Haight isn’t so surprised, though. It’s no secret that, in troubled times, Iowans have turned to football. It’s their way of easing the pain.

“The fact that we’re doing so well, maybe it keeps their minds off their world crumbling in on them,” Haight said.

Advertisement

Haight and the Iowa players are trying to do something in return. Since the Ohio State game on Nov. 2, Hawkeye players have been wearing emblems on their helmets bearing the letters, ANF. It stands for America Needs Farmers.

“Coach Fry came up with the idea,” Haight said. “He said that the whole state of Iowa was full of farmers and they all come to watch us. In that area, we’re the big thing.
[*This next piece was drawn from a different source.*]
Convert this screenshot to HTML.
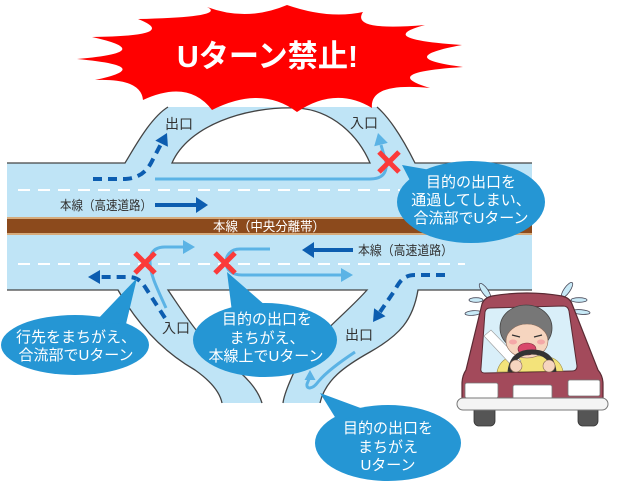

Why couldn’t we do something for them in return?”

The campaign, though, didn’t get off to the greatest start. The ANF stickers made their debut against Ohio State, which dealt Iowa its only loss of the season.

“Maybe it wasn’t such good luck,” Haight said. “But the game was on national television and I don’t know how much publicity it got.”

Haight, whose brother, Dave, is a defensive lineman for the Hawkeyes, is one of several players who are Iowa natives. He grew up in Dyersville, a small farming town of less than 5,000 people. Haight’s father transports milk to local dairies. Mike Haight said he can sense the despair on every return visit to Dyersville.

“They’re feeling the bite right now,” Haight said. “A few years back, right in my area, there was this factory that made farm equipment. I bet they laid-off 5,000 people in the area. The whole eastern side of Iowa is in a depression. Nobody has any money.”

Advertisement

Haight and the Hawkeyes are hoping the ANF stickers will increase public awareness.

“You never know,” Haight said. “Maybe the President will be watching. Stranger things have happened. Maybe this is a way to get that message across to people in the United States.”

Iowa Notes The Hawkeyes completed their first practice in California Friday at Mt. San Antonio College in Walnut. “We got a lot of work done,” Fry said. “It’s probably the first decent workout we’ve had.” . . . Fry and the Hawkeyes seem right at home in the hills of Walnut. When someone asked how Fry would ready his team for UCLA, he turned around and gazed at some cows grazing in the hills above the practice field. “I work on my cow bells,” Fry said. “Do you know what a cow bell is? You see those cows up there? You watch, after awhile a farmer will throw his hay out at a certain time. The No. 1 cow is smarter than the rest of them. He’ll start toward it and all the rest will follow him. So what I do is get me a cow bell at each position and I work with him and he in turn works on the rest of the group.” . . . Fry had a response for those writing that it was outside distractions that hurt his team in the 1982 Rose Bowl loss to the University of Washington. “Nobody had anything negative to write about us this year other than the fact that we missed a meal at Lawry’s. That’s got to be the funniest thing I’ve ever heard. Not one time did we ever say those (distractions) were the reason we lost a ball game, as some people have written. We lost to a fine University of Washington football team. They whipped our butts. It had nothing to do with Lawry’s or Bob Hope or anyone else.” . . . The Hawkeyes will again work out this morning at Mt. SAC. All practices are closed to the public and media.